E-ihracatta en çok talep gören ürün grupları ise tekstil ve hazır giyim, kozmetik ve kişisel bakım, gıda, takı ve aksesuar ile mobilya ve ev dekorasyonu olarak öne çıkıyor. Belirli pazarlarda otomotiv yedek parça ve yapı market kategorileri de dikkat çekiyor. Her Masaya Bir Türk Ürünü vizyonu kapsamında Türkiye’nin kültürel değeri yüksek ürünleri, e-ihracatta farklı bir görünürlük kazandırıyor. Çevikoğlu, Çin’de sağlıklı beslenme ve cilt bakımı segmentlerinin, Körfez ülkelerinde ise hazır giyim ve geleneksel üretime olan ilginin daha güçlü olduğunu vurguluyor. Ayrıca otomotiv yedek parça talebinin ise Avrupa ve Doğu Avrupa ile belirli Orta Doğu pazarlarında yoğunlaştığını belirtti.

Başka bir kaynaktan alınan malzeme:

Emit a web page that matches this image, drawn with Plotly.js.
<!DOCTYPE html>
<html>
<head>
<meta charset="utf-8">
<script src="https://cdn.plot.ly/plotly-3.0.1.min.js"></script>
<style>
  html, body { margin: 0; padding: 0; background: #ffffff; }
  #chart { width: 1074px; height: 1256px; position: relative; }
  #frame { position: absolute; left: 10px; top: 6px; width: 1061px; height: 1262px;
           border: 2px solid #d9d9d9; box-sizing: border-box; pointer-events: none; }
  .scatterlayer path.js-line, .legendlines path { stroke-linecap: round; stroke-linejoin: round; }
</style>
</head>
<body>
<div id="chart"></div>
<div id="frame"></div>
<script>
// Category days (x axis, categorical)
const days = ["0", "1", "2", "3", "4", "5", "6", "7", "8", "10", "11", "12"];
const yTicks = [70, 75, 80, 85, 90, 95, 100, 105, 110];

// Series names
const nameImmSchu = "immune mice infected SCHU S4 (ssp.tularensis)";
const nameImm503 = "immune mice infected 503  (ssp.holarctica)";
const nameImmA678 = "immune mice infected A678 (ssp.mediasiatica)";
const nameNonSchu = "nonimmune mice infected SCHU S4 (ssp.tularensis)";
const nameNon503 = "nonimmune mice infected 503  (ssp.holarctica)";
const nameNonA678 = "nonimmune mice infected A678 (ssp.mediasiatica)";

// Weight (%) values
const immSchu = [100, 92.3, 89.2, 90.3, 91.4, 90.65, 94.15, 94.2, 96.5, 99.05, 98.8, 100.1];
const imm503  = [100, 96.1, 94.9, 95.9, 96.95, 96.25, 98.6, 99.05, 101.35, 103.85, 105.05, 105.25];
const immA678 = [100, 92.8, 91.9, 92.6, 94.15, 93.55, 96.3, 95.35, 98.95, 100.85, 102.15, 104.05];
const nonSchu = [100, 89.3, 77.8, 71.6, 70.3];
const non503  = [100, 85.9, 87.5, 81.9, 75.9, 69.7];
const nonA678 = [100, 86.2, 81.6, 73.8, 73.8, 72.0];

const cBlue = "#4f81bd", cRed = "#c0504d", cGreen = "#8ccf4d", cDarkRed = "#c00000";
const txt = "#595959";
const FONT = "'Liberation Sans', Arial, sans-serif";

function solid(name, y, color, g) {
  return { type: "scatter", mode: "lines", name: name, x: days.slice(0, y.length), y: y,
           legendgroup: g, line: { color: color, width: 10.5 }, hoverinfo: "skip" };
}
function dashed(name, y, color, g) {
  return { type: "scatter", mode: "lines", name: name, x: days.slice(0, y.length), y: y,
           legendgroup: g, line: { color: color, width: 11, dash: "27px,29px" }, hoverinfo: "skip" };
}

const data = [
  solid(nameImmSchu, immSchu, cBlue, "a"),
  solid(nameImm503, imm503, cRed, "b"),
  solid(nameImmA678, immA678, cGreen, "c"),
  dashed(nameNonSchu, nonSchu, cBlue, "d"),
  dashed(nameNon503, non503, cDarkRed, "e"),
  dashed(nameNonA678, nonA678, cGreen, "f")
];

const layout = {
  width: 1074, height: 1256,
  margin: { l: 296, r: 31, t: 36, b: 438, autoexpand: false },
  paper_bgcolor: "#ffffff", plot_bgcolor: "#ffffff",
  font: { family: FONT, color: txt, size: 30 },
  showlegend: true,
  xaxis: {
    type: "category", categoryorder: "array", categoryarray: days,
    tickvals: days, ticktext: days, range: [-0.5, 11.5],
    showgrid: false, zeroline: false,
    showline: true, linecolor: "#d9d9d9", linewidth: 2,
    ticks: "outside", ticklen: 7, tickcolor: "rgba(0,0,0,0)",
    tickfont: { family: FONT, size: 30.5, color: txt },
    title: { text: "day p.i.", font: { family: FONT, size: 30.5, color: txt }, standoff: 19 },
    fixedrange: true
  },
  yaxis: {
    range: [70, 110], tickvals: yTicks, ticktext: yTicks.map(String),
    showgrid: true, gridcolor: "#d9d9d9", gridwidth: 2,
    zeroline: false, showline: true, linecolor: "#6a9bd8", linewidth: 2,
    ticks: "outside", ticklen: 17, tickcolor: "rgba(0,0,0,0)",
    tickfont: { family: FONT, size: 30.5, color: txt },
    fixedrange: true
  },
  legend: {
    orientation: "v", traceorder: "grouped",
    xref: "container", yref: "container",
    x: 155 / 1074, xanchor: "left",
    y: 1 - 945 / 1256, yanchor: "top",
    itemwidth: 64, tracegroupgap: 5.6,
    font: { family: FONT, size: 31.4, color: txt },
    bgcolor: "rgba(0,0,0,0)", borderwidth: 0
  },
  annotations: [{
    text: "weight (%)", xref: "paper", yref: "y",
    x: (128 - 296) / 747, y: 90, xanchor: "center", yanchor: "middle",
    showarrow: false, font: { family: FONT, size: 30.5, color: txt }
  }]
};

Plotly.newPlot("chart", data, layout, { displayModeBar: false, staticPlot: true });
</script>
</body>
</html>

Sonuç olarak e-ihracatın şirketlere katkısı; pazar giriş maliyetlerini düşürmek, marka görünürlüğünü artırmak ve coğrafi sınırların etkisini azaltmak yönlerinde oluyor. Çevikoğlu, uçtan uca yönetilen süreçler sayesinde e-ihracatı ölçeklenebilir ve stratejik olarak kalıcı bir süreç haline getirdiğini ifade etti. Bu yaklaşım, Türkiye’nin dijital ticaretteki konumunu güçlendiren uzun vadeli bir etki yaratıyor ve “Her Masaya Bir Türk Ürünü” vizyonuyla uyumlu şekilde küresel rekabet gücünü artırıyor.